In 2010, Republican Steve Cooley led Democrat Kamala Harris in the election-night tally for state attorney general, but she pulled ahead 10 days later. In the end, it took 23 days of counting before Cooley conceded. Harris won by fewer than 75,000 votes out of 9.6 million cast.
Two years ago, it took three weeks to confirm Issa’s reelection to a ninth term. His victory margin was 1,621 votes.
“We’d rather get it right than get it fast,” said Secretary of State Alex Padilla, a Democrat who coasted to reelection on Tuesday. “And the policies in place are built on our commitment to preserve the voting rights of every Californian.”
Statewide, 7.3 million ballots were counted on Tuesday night and Wednesday morning, but counties are expected to report as many as 4 million more in the days ahead.

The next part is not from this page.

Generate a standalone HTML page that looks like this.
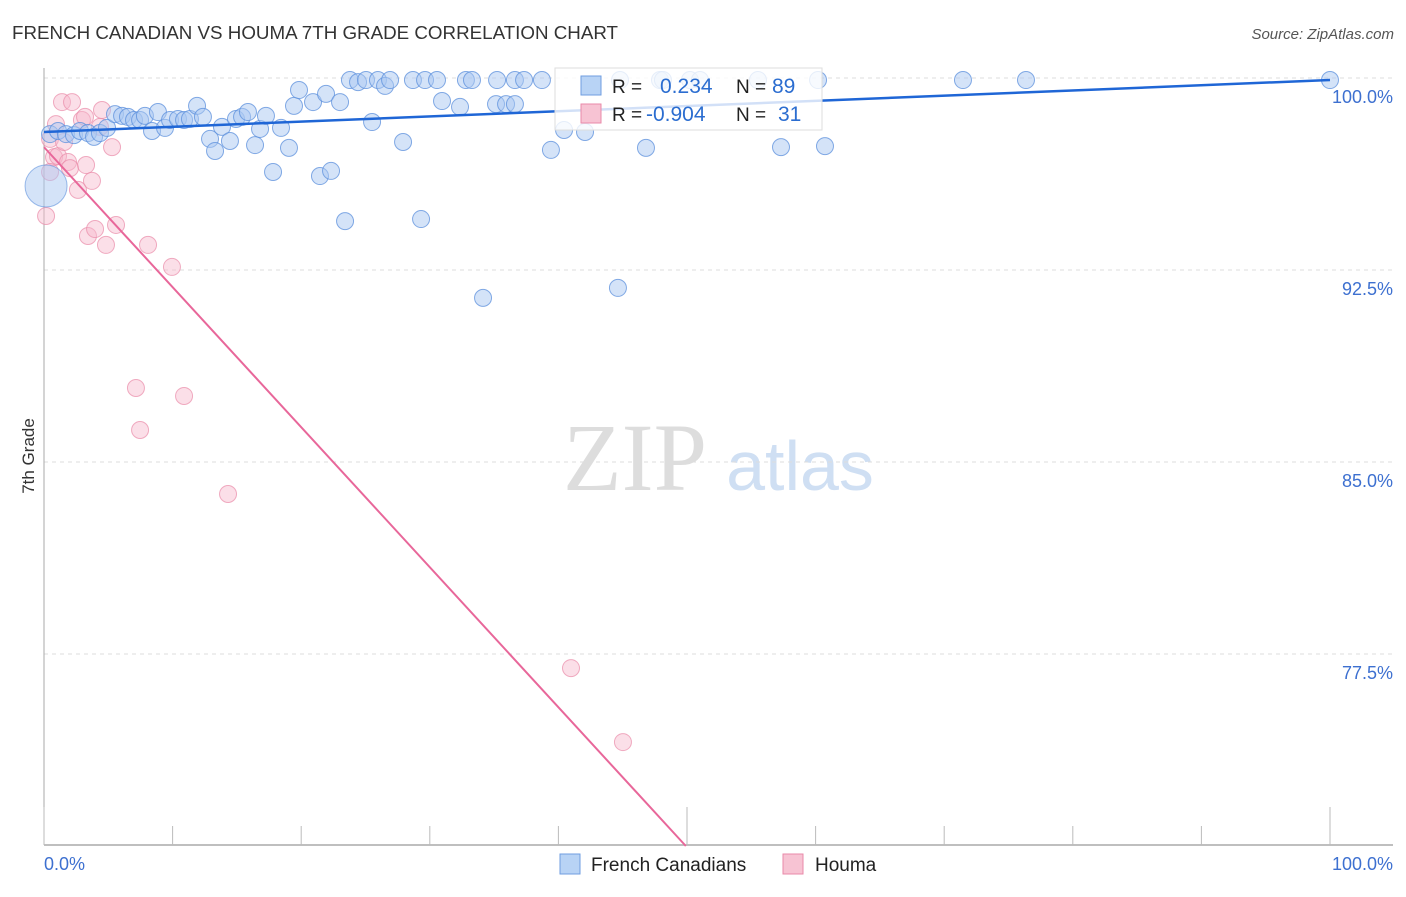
<!DOCTYPE html>
<html><head><meta charset="utf-8"><style>
body{margin:0;background:#fff;font-family:"Liberation Sans",sans-serif;}
svg text{font-family:"Liberation Sans",sans-serif;}
</style></head><body>
<svg id="chart" width="1406" height="892" xmlns="http://www.w3.org/2000/svg">
<text x="12" y="39" font-size="18" fill="#333" textLength="606" lengthAdjust="spacingAndGlyphs">FRENCH CANADIAN VS HOUMA 7TH GRADE CORRELATION CHART</text>
<text x="1394" y="39" font-size="15" fill="#555" text-anchor="end" font-style="italic">Source: ZipAtlas.com</text>
<text x="34" y="456" font-size="17" fill="#333" text-anchor="middle" transform="rotate(-90 34 456)">7th Grade</text>
<g>
<text x="635" y="490" font-size="96" fill="#ddd" text-anchor="middle" font-family="Liberation Serif" style="font-family:'Liberation Serif',serif">ZIP</text>
<text x="800" y="490" font-size="70" fill="#cfdff3" text-anchor="middle">atlas</text>
</g>
<g id="grid"></g><g id="ticks"></g><g id="marks"></g>
<g>
<rect x="555" y="68" width="267" height="62" fill="#fff" fill-opacity="0.8" stroke="#ddd"/>
<rect x="581" y="76" width="20" height="19" fill="#b8d3f5" stroke="#6f9ee0"/>
<text x="612" y="93" font-size="19" fill="#222">R = </text><text x="660" y="93" font-size="21" fill="#2b6dd0">0.234</text>
<text x="736" y="93" font-size="19" fill="#222">N = </text><text x="772" y="93" font-size="21" fill="#2b6dd0">89</text>
<rect x="581" y="104" width="20" height="19" fill="#f7c3d3" stroke="#e98aa8"/>
<text x="612" y="121" font-size="19" fill="#222">R = </text><text x="646" y="121" font-size="21" fill="#2b6dd0">-0.904</text>
<text x="736" y="121" font-size="19" fill="#222">N = </text><text x="778" y="121" font-size="21" fill="#2b6dd0">31</text>
</g>
<g>
<rect x="560" y="854" width="20" height="20" fill="#b8d3f5" stroke="#6f9ee0"/>
<text x="591" y="871" font-size="19" fill="#222">French Canadians</text>
<rect x="783" y="854" width="20" height="20" fill="#f7c3d3" stroke="#e98aa8"/>
<text x="815" y="871" font-size="19" fill="#222">Houma</text>
</g>
</svg>
<script>
const blueX=[0.47,1.09,1.71,2.33,2.80,3.42,3.89,4.35,4.90,5.52,6.07,6.53,7.00,7.47,7.85,8.40,8.86,9.41,9.80,10.42,10.89,11.35,11.90,12.36,12.91,13.30,13.84,14.46,14.93,15.40,15.86,16.41,16.80,17.26,17.81,18.43,19.05,19.44,19.83,20.92,21.46,21.93,22.32,23.02,23.41,23.79,24.42,25.04,25.51,25.97,26.52,26.91,27.92,28.69,29.32,29.63,30.56,30.95,32.35,32.81,33.28,34.14,35.23,35.15,35.93,36.62,36.62,37.33,38.72,39.42,40.44,42.07,44.63,46.81,47.90,50.23,57.31,60.19,60.73,71.46,76.36,100,44.79,48.13,51.01,55.52];
const blueY=[97.81,97.93,97.81,97.77,97.93,97.85,97.70,97.85,98.05,98.59,98.52,98.48,98.36,98.36,98.52,97.93,98.67,98.05,98.36,98.40,98.36,98.40,98.91,98.48,97.62,97.15,98.09,97.54,98.40,98.48,98.67,97.38,98.01,98.52,96.33,98.05,97.27,98.91,99.53,99.06,96.17,99.38,96.37,99.06,94.41,99.92,99.84,99.92,98.28,99.92,99.69,99.92,97.50,99.92,94.49,99.92,99.92,99.10,98.87,99.92,99.92,91.41,99.92,98.98,98.98,98.98,99.92,99.92,99.92,97.19,97.97,97.89,91.80,97.27,99.92,99.92,97.30,99.92,97.34,99.92,99.92,99.92,99.92,99.92,99.92,99.92];
const bigX=[0.16], bigY=[95.78];
const pinkX=[0.16,0.47,0.78,1.09,1.40,1.56,1.87,2.02,2.18,2.64,2.95,3.27,3.42,3.73,3.97,4.35,4.51,4.82,5.29,5.60,7.15,7.47,8.09,9.95,10.89,14.31,40.98,45.02,0.47,0.93,3.19];
const pinkY=[94.61,97.62,96.91,96.95,99.06,97.50,96.72,96.48,99.06,95.63,98.36,96.60,93.83,95.98,94.10,98.09,98.75,93.48,97.30,94.26,87.89,86.25,93.48,92.62,87.58,83.75,76.95,74.06,96.33,98.20,98.48];
const blueTrend=[97.89,99.92];
const pinkTrend=[97.30,-0.547];
const yTicks=[100,92.5,85,77.5];
const yTickLabels=["100.0%","92.5%","85.0%","77.5%"];
const xTicks=[0,10,20,30,40,50,60,70,80,90,100];
const NS="http://www.w3.org/2000/svg";
const sx=v=>44+v*12.86, sy=v=>78+(100-v)*25.6;
function mk(t,a,p){const e=document.createElementNS(NS,t);for(const k in a)e.setAttribute(k,a[k]);p.appendChild(e);return e;}
const grid=document.getElementById('grid'),ticks=document.getElementById('ticks'),marks=document.getElementById('marks');
yTicks.forEach((v,i)=>{
 const l=mk('line',{x1:44,x2:1393,y1:sy(v),y2:sy(v),stroke:'#ddd','stroke-dasharray':'4 4'},grid);
 
 
 const t=mk('text',{x:1393,y:sy(v)+25,'font-size':18,fill:'#3d70d0','text-anchor':'end'},grid);t.textContent=yTickLabels[i];
 
 
});
const ax=mk('line',{x1:44,x2:1393,y1:845,y2:845,stroke:'#aaa','stroke-width':1.5},ticks);


const ay=mk('line',{x1:44,x2:44,y1:68,y2:845,stroke:'#aaa'},ticks);


xTicks.forEach(v=>{
 const tk=mk('line',{x1:sx(v),x2:sx(v),y1:(v%50===0?807:826),y2:845,stroke:'#bbb'},ticks);
 
 
});
const x0=mk('text',{x:44,y:870,'font-size':18,fill:'#3d70d0'},ticks);x0.textContent='0.0%';


const x1=mk('text',{x:1393,y:870,'font-size':18,fill:'#3d70d0','text-anchor':'end'},ticks);x1.textContent='100.0%';


pinkX.forEach((x,i)=>{
 const c=mk('circle',{cx:sx(x),cy:sy(pinkY[i]),r:8.5,fill:'#f7b9cc','fill-opacity':0.45,stroke:'#e98aa8','stroke-opacity':0.7},marks);
 
 
});
bigX.forEach((x,i)=>{
 const c=mk('circle',{cx:sx(x),cy:sy(bigY[i]),r:21,fill:'#a9c8f1','fill-opacity':0.5,stroke:'#5b8fdc','stroke-opacity':0.6},marks);
 
 
});
blueX.forEach((x,i)=>{
 const c=mk('circle',{cx:sx(x),cy:sy(blueY[i]),r:8.5,fill:'#a9c8f1','fill-opacity':0.5,stroke:'#5b8fdc','stroke-opacity':0.75},marks);
 
 
});
const bt=mk('line',{x1:sx(0),y1:sy(blueTrend[0]),x2:sx(100),y2:sy(blueTrend[1]),stroke:'#1f66d6','stroke-width':2.5},marks);


const pxEnd=(70-pinkTrend[0])/pinkTrend[1];
const pt=mk('line',{x1:sx(0),y1:sy(pinkTrend[0]),x2:sx(pxEnd),y2:sy(70),stroke:'#e8679a','stroke-width':2},marks);


</script>
</body></html>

The bulk of the election-night results come from votes cast in person at polling stations or by ballots that arrived by mail before Nov. 6.
The ballots counted later come from a variety of sources. Some are mail ballots that voters dropped off at polling places on election day. Some met the deadline for the Tuesday postmark, and will roll in by Friday.
Now that California has same-day registration, known as “conditional” voting, yet another group of uncounted ballots comes from people whose eligibility needs to be verified. Eligibility also has to be checked for voters who cast provisional ballots — those who show up at the wrong polling station, for instance, but whose votes are still valid.